La flor menos pensada
Descartado por todos, criado en condiciones adversas y en un lugar inadecuado, mostró que el esfuerzo es más poderoso que las ventajas; solo se necesita una cosa, y solo una
A principios de agosto, hay ensuciarse las manos. Literalmente. Si querés flores de loto como la que publiqué el lunes y que recibió una sonora bienvenida, más o menos cada dos años (esto depende de muchos factores, como el tamaño del estanque) hay que aguardar a que la mítica planta se duerma por completo debido al frío, meter las manos en el barro y desenterrar los rizomas con lentitud y cuidado.
Parte de la profusa simbología del loto está en el hecho de que sus raíces crecen en el lodo inmundo y, sin embargo, su flor se eleva con aura celestial. Ahora, uno dice lodo inmundo, y se entiende. Pero otra cosa es pasarse dos o tres horas revolviendo en el barro con precisión, suavidad y firmeza, para ir separando los quebradizos rizomas del compacto y cohesivo sustrato.
No hay muchos atajos, además. Si bien el loto es un muchacho de lo más robusto, hay dos o tres errores que no conviene cometer. El principal, diría, es apurarse. Así que metés las manos y el olfato en el fango maloliente hasta extraer dos docenas de rizomas sanos y turgentes. Había empezado con un par –que me regaló mi queridísima amiga Paula, con quien siempre estaré en deuda por este obsequio y sobre todo por su saber–, y ahora tenía una superpoblación exorbitante que me permitió donarles a mis amistades estos rizomas que, en otras latitudes, se cultivan para comer. En realidad, casi toda la planta se usa en gastronomía e incluso es posible producir seda con su savia.
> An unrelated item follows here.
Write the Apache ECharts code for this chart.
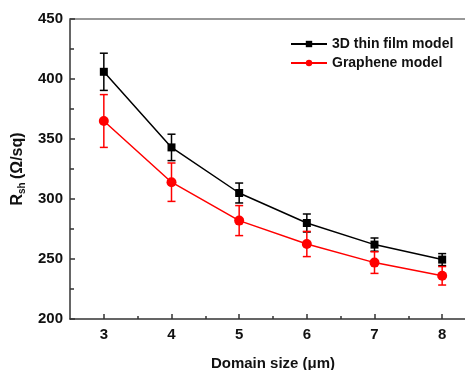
<!DOCTYPE html>
<html>
<head>
<meta charset="utf-8">
<script src="https://cdn.jsdelivr.net/npm/echarts@6/dist/echarts.min.js"></script>
<style>
html,body{margin:0;padding:0;background:#fff;}
#c{width:465px;height:370px;}
</style>
</head>
<body>
<div id="c"></div>
<script>
var domainSize = [3, 4, 5, 6, 7, 8];
var filmModel = [406, 343, 305, 280, 262, 249.5];
var filmErr = [15.5, 11, 8.3, 7.5, 5.5, 5];
var grapheneModel = [365, 314, 282, 262.5, 247, 236];
var grapheneErr = [22, 16, 12.5, 10.5, 9, 7.7];
var xMajorTicks = [3, 4, 5, 6, 7, 8];
var xMinorTicks = [3.5, 4.5, 5.5, 6.5, 7.5, 8.5];
var seriesNames = ['3D thin film model', 'Graphene model'];

var font = '"Liberation Sans", Arial, sans-serif';

function pairs(xs, ys) { return xs.map(function (x, i) { return [x, ys[i]]; }); }
function errData(xs, ys, es) { return xs.map(function (x, i) { return [x, ys[i] - es[i], ys[i] + es[i]]; }); }

function errRender(color) {
  return function (params, api) {
    var x = api.value(0);
    var lo = api.coord([x, api.value(1)]);
    var hi = api.coord([x, api.value(2)]);
    var hw = 4;
    var st = { stroke: color, lineWidth: 1.5 };
    return {
      type: 'group',
      children: [
        { type: 'line', shape: { x1: lo[0], y1: lo[1], x2: hi[0], y2: hi[1] }, style: st },
        { type: 'line', shape: { x1: lo[0] - hw, y1: lo[1], x2: lo[0] + hw, y2: lo[1] }, style: st },
        { type: 'line', shape: { x1: hi[0] - hw, y1: hi[1], x2: hi[0] + hw, y2: hi[1] }, style: st }
      ]
    };
  };
}

var chart = echarts.init(document.getElementById('c'), null, { renderer: 'canvas' });
var axisLineStyle = { color: '#333', width: 1.5 };

chart.setOption({
  animation: false,
  grid: { left: 70, right: -11, top: 19, bottom: 51, outerBoundsMode: 'none', containLabel: false },
  legend: {
    orient: 'vertical',
    left: 285,
    top: 32,
    itemWidth: 36,
    itemHeight: 8,
    itemGap: 5,
    data: seriesNames,
    textStyle: { fontFamily: font, fontWeight: 'bold', fontSize: 14, color: '#111' }
  },
  xAxis: [{
    type: 'value',
    min: 2.5,
    max: 8.5,
    name: 'Domain size (\u03bcm)',
    nameLocation: 'middle',
    nameGap: 37,
    nameTextStyle: { fontFamily: font, fontWeight: 'bold', fontSize: 15, color: '#111' },
    axisLine: { show: true, onZero: false, lineStyle: axisLineStyle },
    axisTick: { show: true, inside: true, length: 5, customValues: xMajorTicks, lineStyle: axisLineStyle },
    axisLabel: { customValues: xMajorTicks, fontFamily: font, fontWeight: 'bold', fontSize: 15, color: '#111', margin: 8 },
    splitLine: { show: false }
  }, {
    type: 'value',
    min: 2.5,
    max: 8.5,
    position: 'bottom',
    axisLine: { show: false },
    axisTick: { show: true, inside: true, length: 3, customValues: xMinorTicks, lineStyle: axisLineStyle },
    axisLabel: { show: false },
    splitLine: { show: false }
  }, {
    type: 'value',
    min: 2.5,
    max: 8.5,
    position: 'top',
    axisLine: { show: true, lineStyle: { color: '#777', width: 1.5 } },
    axisTick: { show: false },
    axisLabel: { show: false },
    splitLine: { show: false }
  }],
  yAxis: {
    type: 'value',
    min: 200,
    max: 450,
    interval: 50,
    name: '{r|R}{s|sh} {r|(\u03a9/sq)}',
    nameLocation: 'middle',
    nameGap: 39,
    nameRotate: 90,
    nameTextStyle: {
      fontFamily: font, fontWeight: 'bold', color: '#111',
      rich: {
        r: { fontFamily: font, fontWeight: 'bold', fontSize: 16, color: '#111', lineHeight: 18 },
        s: { fontFamily: font, fontWeight: 'bold', fontSize: 10, color: '#111', lineHeight: 18, verticalAlign: 'bottom', padding: [6, 0, 0, 0] }
      }
    },
    axisLine: { show: true, onZero: false, lineStyle: axisLineStyle },
    axisTick: { show: true, inside: true, length: 5, lineStyle: axisLineStyle },
    minorTick: { show: true, splitNumber: 2, length: 4, lineStyle: axisLineStyle },
    axisLabel: { fontFamily: font, fontWeight: 'bold', fontSize: 15, color: '#111', margin: 7 },
    splitLine: { show: false },
    minorSplitLine: { show: false }
  },
  series: [{
    name: seriesNames[0],
    type: 'line',
    data: pairs(domainSize, filmModel),
    symbol: 'rect',
    symbolSize: 8,
    showAllSymbol: true,
    z: 3,
    lineStyle: { color: '#000', width: 1.5 },
    itemStyle: { color: '#000' }
  }, {
    type: 'custom',
    data: errData(domainSize, filmModel, filmErr),
    renderItem: errRender('#000'),
    z: 2,
    silent: true
  }, {
    name: seriesNames[1],
    type: 'line',
    data: pairs(domainSize, grapheneModel),
    symbol: 'circle',
    symbolSize: 10,
    showAllSymbol: true,
    z: 4,
    lineStyle: { color: '#ff0000', width: 1.5 },
    itemStyle: { color: '#ff0000' }
  }, {
    type: 'custom',
    data: errData(domainSize, grapheneModel, grapheneErr),
    renderItem: errRender('#ff0000'),
    z: 2,
    silent: true
  }]
});
</script>
</body>
</html>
Pero no iba a eso. Mis lotos están ahí para que podamos asistir a ese instante preternatural en el que la flor, en lo alto de un tallo, se despliega hermosa e inmensa al inicio del día, y es como si la naturaleza se hubiera propuesto poner toda la belleza junta en un solo lugar; al anochecer, volverá a cerrarse, y desplegará sus pétalos una vez más a la mañana siguiente. En total, durará poco, pero incluso sus frutos, una vez secos, son tan perfectos y singulares que los guardamos y se los ve en centros de mesa y repisas, donde llaman la atención y dan que hablar.
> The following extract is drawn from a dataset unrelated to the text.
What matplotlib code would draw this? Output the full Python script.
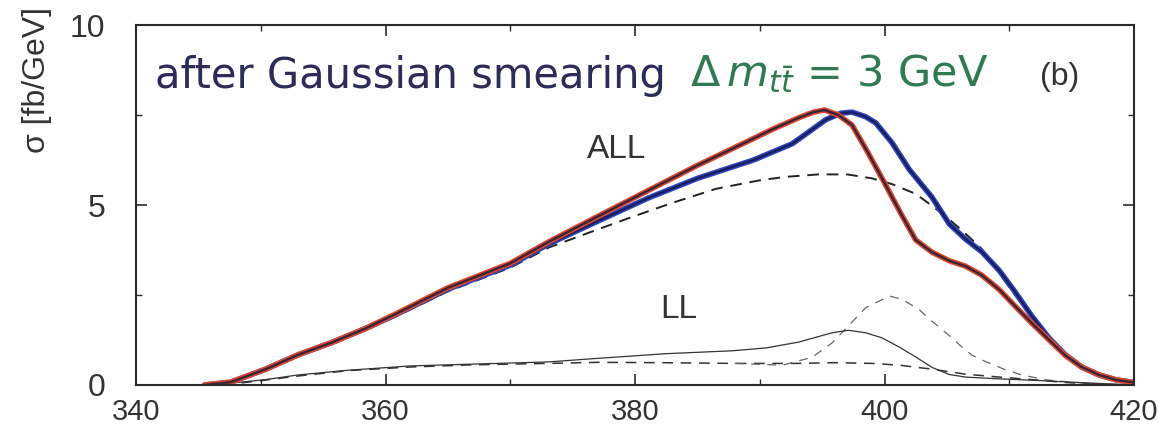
import matplotlib
matplotlib.use("Agg")
import matplotlib.pyplot as plt
from matplotlib.ticker import MultipleLocator

plt.rcParams['font.family'] = ['Liberation Sans', 'DejaVu Sans']
plt.rcParams['mathtext.fontset'] = 'dejavusans'

# ---------------- data ----------------
red_x = [345.5, 347.6, 350.4, 353.0, 355.7, 358.4, 360.8, 365.0, 370.0, 373.1, 377.0, 381.1, 385.0,
         389.1, 391.0, 393.1, 394.3, 395.2, 396.3, 397.4, 398.6, 399.9, 401.3, 402.5, 403.8, 405.2,
         406.5, 407.8, 409.2, 410.5, 411.8, 413.2, 414.5, 415.8, 417.2, 418.6, 420.0]
red_y = [0.0, 0.08, 0.44, 0.84, 1.18, 1.57, 1.97, 2.70, 3.38, 3.98, 4.68, 5.41, 6.10,
         6.78, 7.10, 7.42, 7.58, 7.64, 7.50, 7.22, 6.50, 5.68, 4.77, 4.03, 3.69, 3.45,
         3.30, 3.05, 2.65, 2.18, 1.72, 1.25, 0.82, 0.50, 0.28, 0.14, 0.07]

blue_x = [345.5, 347.6, 350.4, 353.0, 355.7, 358.4, 360.8, 365.0, 370.0, 373.1, 377.0, 381.1, 385.0,
          389.5, 392.6, 395.3, 396.5, 397.4, 398.5, 399.3, 400.6, 402.0, 403.8, 405.2, 406.5, 407.8,
          409.2, 410.5, 411.8, 413.2, 414.5, 415.8, 417.2, 418.6, 420.0]
blue_y = [0.0, 0.08, 0.44, 0.84, 1.18, 1.57, 1.95, 2.66, 3.33, 3.92, 4.55, 5.20, 5.74,
          6.25, 6.70, 7.37, 7.55, 7.58, 7.45, 7.28, 6.73, 5.98, 5.22, 4.47, 4.05, 3.70,
          3.18, 2.57, 1.92, 1.30, 0.84, 0.50, 0.28, 0.14, 0.07]

dash_x = [345.5, 347.6, 350.4, 353.0, 355.7, 358.4, 360.8, 365.0, 370.0, 373.1, 377.0, 379.7, 383.0,
          386.5, 389.9, 392.0, 394.7, 397.0, 399.0, 400.6, 402.5, 403.8, 405.2, 406.5, 407.8, 409.2,
          410.5, 411.8, 413.2, 414.5, 415.8, 417.2, 418.6, 420.0]
dash_y = [0.0, 0.08, 0.42, 0.80, 1.14, 1.52, 1.90, 2.60, 3.26, 3.82, 4.32, 4.66, 5.06,
          5.45, 5.68, 5.78, 5.85, 5.85, 5.74, 5.58, 5.31, 4.98, 4.60, 4.20, 3.78, 3.10,
          2.48, 1.90, 1.30, 0.84, 0.50, 0.28, 0.14, 0.07]

ll_x = [346.0, 347.6, 350.4, 353.0, 357.0, 362.0, 367.0, 373.0, 377.0, 382.5, 387.8, 390.5, 393.1,
        395.8, 397.1, 398.5, 399.8, 401.2, 402.5, 403.8, 405.2, 406.5, 409.2, 412.0, 415.0, 418.0, 420.0]
ll_y = [0.0, 0.05, 0.15, 0.28, 0.41, 0.53, 0.58, 0.64, 0.74, 0.87, 0.95, 1.03, 1.19,
        1.45, 1.52, 1.45, 1.31, 1.05, 0.78, 0.49, 0.29, 0.22, 0.17, 0.13, 0.08, 0.03, 0.0]

llflat_x = [347.0, 350.0, 353.0, 357.0, 362.0, 367.0, 373.0, 377.0, 382.0, 388.0, 393.0, 396.0,
            399.0, 401.2, 403.8, 406.5, 409.2, 411.8, 414.5, 417.0, 420.0]
llflat_y = [0.0, 0.12, 0.25, 0.40, 0.50, 0.56, 0.60, 0.63, 0.62, 0.60, 0.60, 0.62,
            0.60, 0.55, 0.44, 0.30, 0.22, 0.15, 0.07, 0.02, 0.0]

llpeak_x = [388.0, 391.8, 394.2, 395.8, 397.9, 398.5, 400.4, 401.4, 402.8, 403.6, 405.2, 406.0,
            407.0, 408.1, 408.9, 409.7, 411.0, 413.0, 416.0, 420.0]
llpeak_y = [0.60, 0.55, 0.77, 1.17, 1.93, 2.15, 2.47, 2.38, 2.09, 1.83, 1.37, 1.12,
            0.83, 0.65, 0.54, 0.42, 0.28, 0.14, 0.05, 0.0]

x_ticks = [340, 360, 380, 400, 420]
y_ticks = [0, 5, 10]

# ---------------- figure ----------------
W, H = 1159, 426
fig = plt.figure(figsize=(W / 100, H / 100), dpi=100)
ax = fig.add_axes([136 / W, (H - 385) / H, (1134 - 136) / W, 360 / H])

ax.set_xlim(340, 420)
ax.set_ylim(0, 10)

# thin LL curves
ax.plot(llflat_x, llflat_y, color='#333333', lw=1.1, ls=(0, (7, 5)))
ax.plot(llpeak_x, llpeak_y, color='#666666', lw=0.9, ls=(0, (7, 6)))
ax.plot(ll_x, ll_y, color='#333333', lw=0.9)

# ALL curves
ax.plot(dash_x, dash_y, color='#222222', lw=1.4, ls=(0, (6, 4)))
ax.plot(blue_x, blue_y, color='#2b45c0', lw=4.0, solid_capstyle='round')
ax.plot(blue_x, blue_y, color='#1c1f5c', lw=1.8)
ax.plot(red_x, red_y, color='#e5472c', lw=4.0, solid_capstyle='round')
ax.plot(red_x, red_y, color='#3a2638', lw=1.8)

# axes styling
for sp in ax.spines.values():
    sp.set_linewidth(1.5)
    sp.set_color('#2a2a2a')
ax.set_xticks(x_ticks)
ax.set_yticks(y_ticks)
ax.xaxis.set_minor_locator(MultipleLocator(10))
ax.yaxis.set_minor_locator(MultipleLocator(2.5))
ax.tick_params(which='both', direction='in', top=True, right=True, colors='#2a2a2a')
ax.tick_params(which='major', length=8, width=1.2)
ax.tick_params(which='minor', length=4, width=1.0)
ax.tick_params(axis='x', labelsize=21, pad=9, labelcolor='#333333')
ax.tick_params(axis='y', labelsize=23, pad=22, labelcolor='#333333')

# annotations
ax.text(378.5, 6.55, 'ALL', fontsize=24, color='#333333', ha='center', va='center')
ax.text(383.5, 2.11, 'LL', fontsize=24, color='#333333', ha='center', va='center')
fig.text(1060 / W, 1 - 77 / H, '(b)', fontsize=23, color='#333333', ha='center', va='center')

fig.text(155 / W, 1 - 88 / H, 'after Gaussian smearing', fontsize=30, color='#2c2c58',
         family='DejaVu Sans', ha='left', va='baseline')
fig.text(690 / W, 1 - 86 / H, r'$\Delta\,m_{t\bar{t}}$ = 3 GeV', fontsize=31, color='#2f7a52',
         family='DejaVu Sans', ha='left', va='baseline')

fig.text(37 / W, 1 - 153 / H, 'σ [fb/GeV]', fontsize=23, color='#333333', rotation=90,
         ha='center', va='bottom')

fig.savefig('out.png', dpi=100)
Este invierno fue mi primer cosecha. Me lastimé un dedo, a pesar de que usé guantes, se me infectó (mala idea, con todo ese barro), hice un desparramo de principiante, y al final tuve mis rizomas en un gran cuenco con agua de lluvia, tapados con una lona. Poco a poco, mis amigos vinieron a buscar los suyos y, por mi parte, volví a plantar un par en la maceta original, compré una nueva, planté otros dos, y aun así terminó quedando un rizoma más bien humilde, contrahecho y poco prometedor. Pensé en tirarlo, pero me pareció una herejía. Entonces recordé un tacho de pintura vacío en el que solía cargar tierra para mis plantas. Lo lavé. Y dije: “OK, veamos qué pasa. Este rizoma es el menos aventajado de todos. El tacho de pintura es mucho más chico que el tamaño mínimo que aconsejan los expertos. No tengo la tierra adecuada. Y me quedé sin fertilizante.” Lo miré y solo me faltó decirle: “Hoy te convertís en héroe”. Llené el tacho de pintura con tierra común, planté el rizoma, inundé lentamente con agua y esperé. Semanas.
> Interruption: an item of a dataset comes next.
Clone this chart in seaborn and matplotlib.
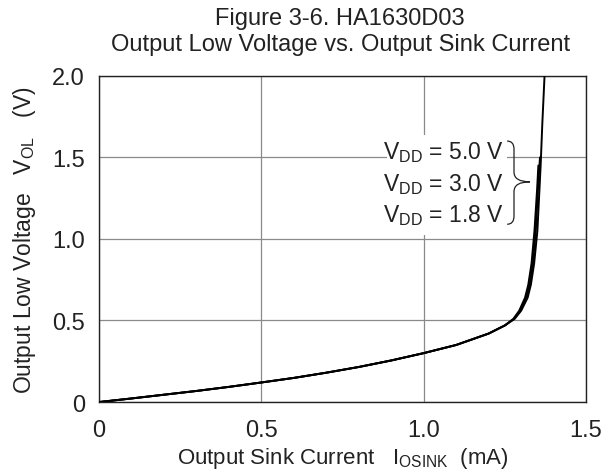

Mientras en las otras dos macetas los rizomas más aventajados brotaban gloriosos, el del tacho de pintura arrancó perezosamente. Pero para cuando terminó noviembre, ya había desarrollado sus hojas superficiales (con las que los lotos miden la altura del agua) y empezaba a elevar las aéreas. Después, con el calor, se puso a la altura de los otros dos. Y entonces, como una señal, un mensaje y una lección, en la víspera de Navidad, descubrimos que había producido un capullo, que abriría, épico, cinco días después.
Así que este año la primera flor de loto, que siempre constituye un acontecimiento, había nacido de un rizoma de descarte, el que nadie quiso, criado en condiciones adversas, y que, como nos ha ocurrido a muchos en esta vida, solo necesitó que le dieran la oportunidad.